Estranhamente, arautos clássicos do rigorismo punitivista querem criar uma imensa brecha legal que afasta considerações inerentes à questão da definição do “trabalho escravo” e à sua condição análoga. Justamente em uma tutela legal que é invocada, apoiada e até exigida por todos os órgãos internacionais de proteção aos Direitos Humanos, convenções atreladas aos temas, e mesmo a Constituição Federal. Em um impressionante surto político-criminal racionalizador, o time ruralista do Congresso propõe que haja uma restrição linguística que desencadeie uma correlata restrição de incidência, visando neutralizar o que – em sua visão – seriam coberturas exageradas da lei penal e a possibilidade ‘terrível’ da consequência-maior da expropriação imobiliária.

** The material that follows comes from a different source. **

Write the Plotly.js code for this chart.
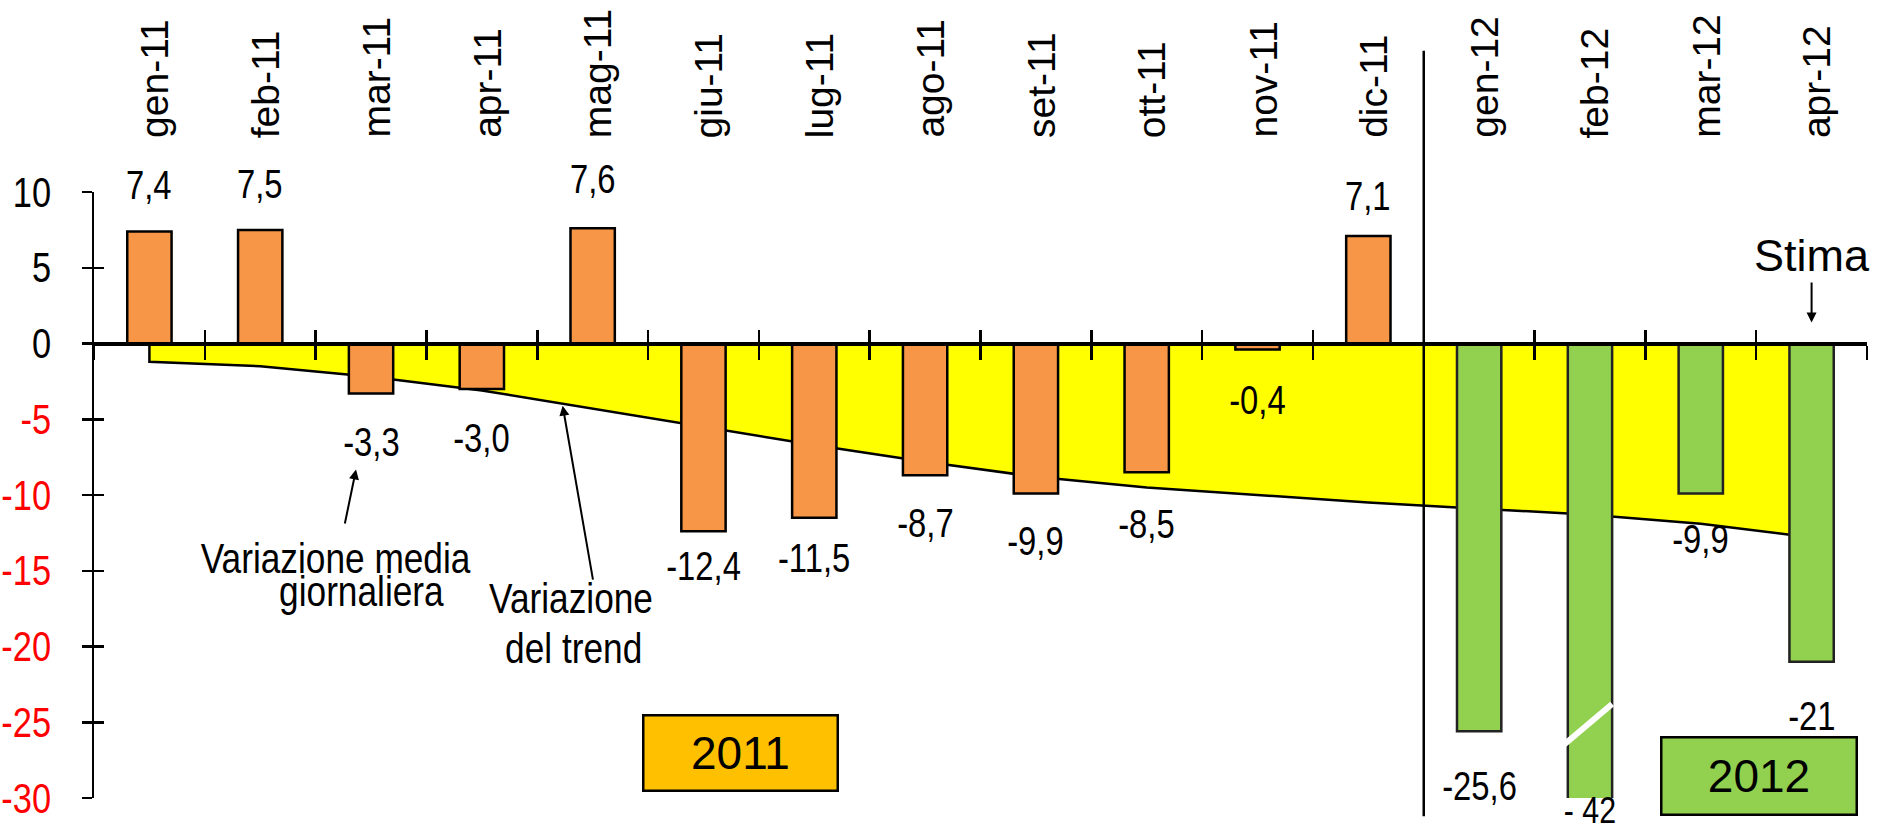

Eis a verdadeira e preocupante brecha: o vácuo onde justamente a ampliação de atividade legislativo-punitiva era bem vinda. A relativização de questões atinentes aos Direitos Humanos é sempre sorrateira e sempre silenciosa. Não há proposta de rompimento: há proposta de ‘modernizações, ‘flexibilizações’, ‘inovações’ na roupagem e no visual, que perfuram, no entanto, em busca – lenta – das bases fundamentais.

O fato é que se acompanha a olhos vistos a tentativa de criar uma genuína brecha na lei, que veda a discussão relativa a maior proteção dos trabalhadores e seus direitos fundamentais. Uma liberalidade que possui como objetivo o de ser claramente uma brecha. Uma liberalidade que não tem pedigree  de cunho limitador, taxativo, garantidor, contra cultural, criminológico, político-criminal ou qualquer outra ideologia jurídico-criminal que esteja na maré da racionalização e contenção da volúpia punitiva. É uma brecha criada para assim o ser: é a lei penal sendo defendida por punitivistas de plantão em um singelo momento onde ela vai elaborada para punir menos, e pior. É a instalação de fábrica de um vírus no software original.

Quando o reacionarismo de plantão propõe a retração do sistema, a diminuição da incidência da malha punitiva fiquemos atentos: ali está uma genuína brecha. Feita para desproteger. Pronta para ser explorada.